Comment by Am4TIfIsER0ppos
19 hours ago
I seem to recall that state of the art audio encoding can compress voice to 8kbit/s which is a single packet per second, insignificant compared to how chatty your device is. Trivial to buffer and send during a period of activity. It sums to 1.7MB over the 30 minute window in the article graphs which should be visible if it is actually counted. Why would apple or google actually make it count though? They want to spy on you either for their own benefit or because the government forces them to. You say you found it taking screenshots and phoning them home. Of course! It is a surveillance device. Is it worse? Maybe. You should consider it sends everything home. Every keystroke, every touch of the screen, every sample of the accelerometers, every sample of audio. Perhaps only the sheer quantity of data in video prevents them from sending it all. Might be "remedied" with 5G bandwidth.
Audio, screenshots, and some of the other stuff I can believe, but I think batteries need a big upgrade before the data snatchers can get away with streaming video, even at a low bitrate.
I'm also not sure how easy keylogging is these days, is there even a permission that allows it? I supposed there's ways to do it with custom keyboards. Google/Apple doing it themselves would be a pretty big deal.
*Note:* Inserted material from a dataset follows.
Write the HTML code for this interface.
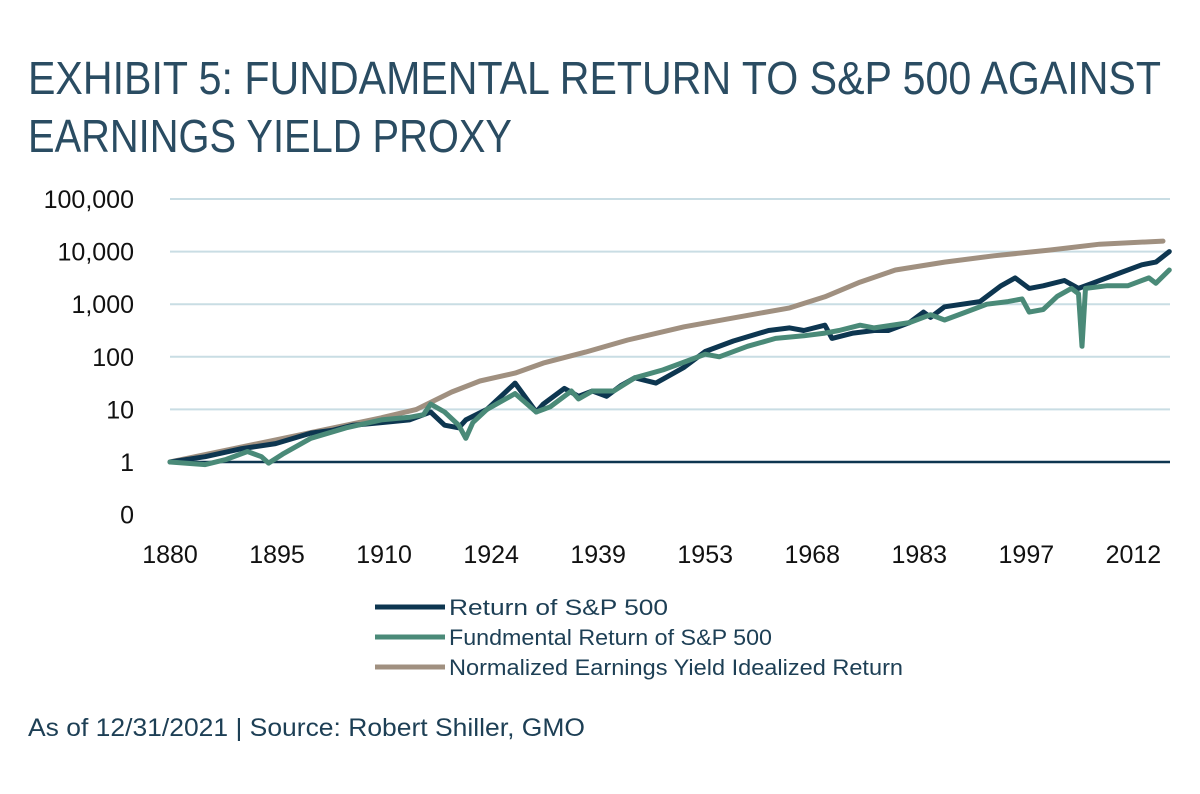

I think everyone acknowledges that chrome sends every keystroke in the address bar home. I don't keep up with the spyware so perhaps it is now every keystroke in the rest of the browser. It isn't much of a leap further that their operating system does the same.
Knowing how digital advertising works, it's more likely that a payload is delivered to the phone in some app or by os or by browser that has a dictionary of keywords paid for to be associated with specific ad campaigns. If the device detects that term (via sound, search, or media) it triggers a message home as an analytics to target you and your device now calls for those campaigns.
If it works like that, why aren't the app companies describing exactly how it works to advertisers in order to earn their business?
They describe how everything else they do works in great detail if you're someone who buys ads.
What makes you think the raw audio stream needs to be sent anywhere. Modern phones are capable of doing keyword extraction on-device.
You need to know what keywords to listen for before discarding the audio data. An advertising giant might know but a government doesn't.
This conspiracy theory has been around for a lot longer than phone hardware has been capable of doing that.
The Chrome Browser can transcribe audio into text, with what I consider good accuracy. It's well out of the realm of a conspiracy theory when it's been demonstrable for a couple decades.
2 replies →
If that were true why are cell phone voice calls still so terrible?
Because cellular carriers keep the same pace as a snail on vacation.